How individual users can prepare
For Russian residents who already hold crypto or plan to continue investing, the draft laws highlight a few practical considerations:
– Documentation will matter more: keeping records of purchases, sales, and transfers will be essential for tax reporting and compliance.
– Choice of intermediaries will narrow: licensed platforms and banks may become the primary legal gateways, so users should evaluate their reliability, fees, and asset offerings.
– Education will become a formal requirement: passing regulatory tests means understanding basic concepts such as private keys, volatility, leverage, and counterparty risk.
– Diversification strategies may need adjustment: with access to many small or illiquid tokens constrained, portfolios will likely tilt toward major assets that the central bank recognizes as liquid.
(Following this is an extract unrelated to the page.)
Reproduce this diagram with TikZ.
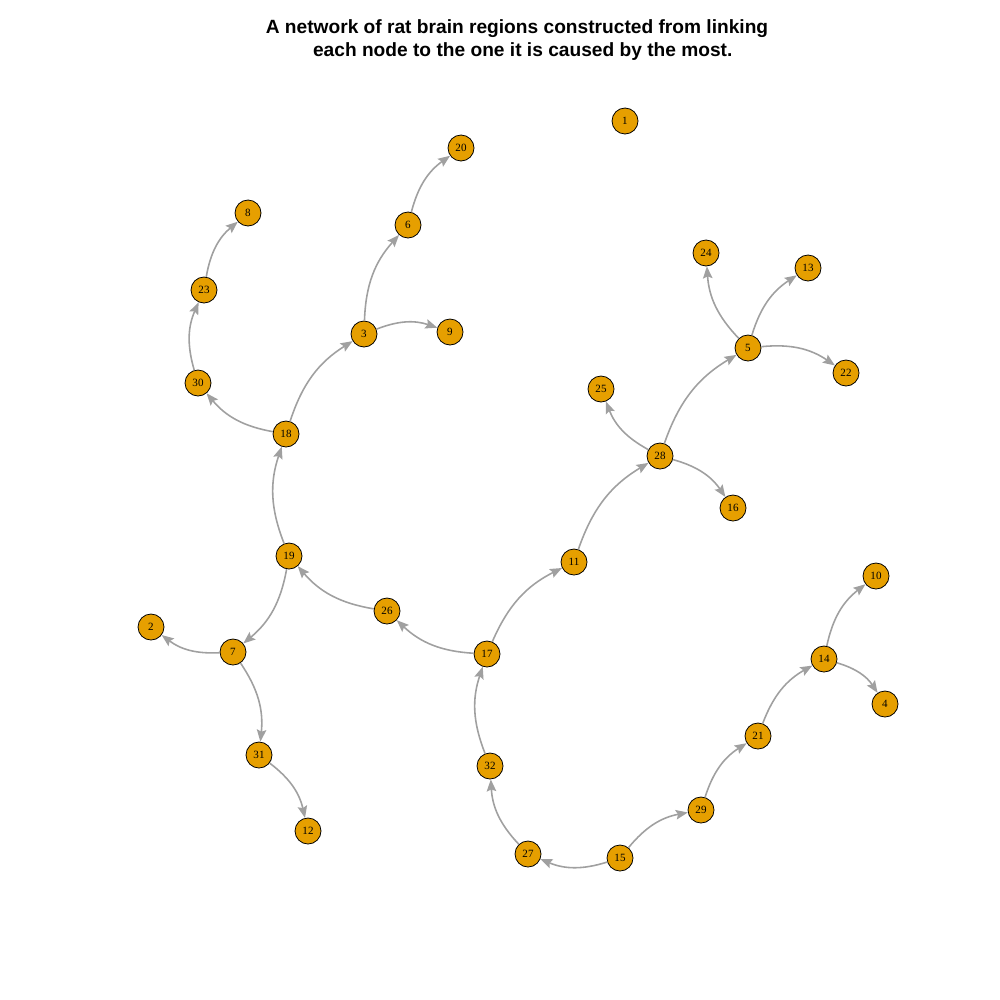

Those who continue to operate exclusively on foreign exchanges without proper reporting may face increasing legal and tax risks as authorities refine their monitoring tools.
The broader direction of Russian crypto policy
Taken together, the new trading rules, the planned regulation of fiat‑pegged digital assets, and the extension of licensing to exchanges and custodians indicate a clear strategic direction. Russia is not abandoning digital assets, but is steering them into a framework that looks much closer to the conventional financial system, with central‑bank‑defined asset lists, licensed intermediaries, and formal investor categories.
How strictly these rules will be enforced in practice, how many licenses will be granted, and how aggressively the state will pursue unlicensed activity will determine whether the Russian crypto landscape becomes a tightly controlled but functional market, or fragments into an official sector and a large underground one.
For now, the approval of the draft laws signals that the era of largely unregulated, retail‑driven crypto enthusiasm in Russia is drawing to a close, to be replaced by a model where access to digital assets is conditional, monitored, and heavily mediated by licensed financial institutions.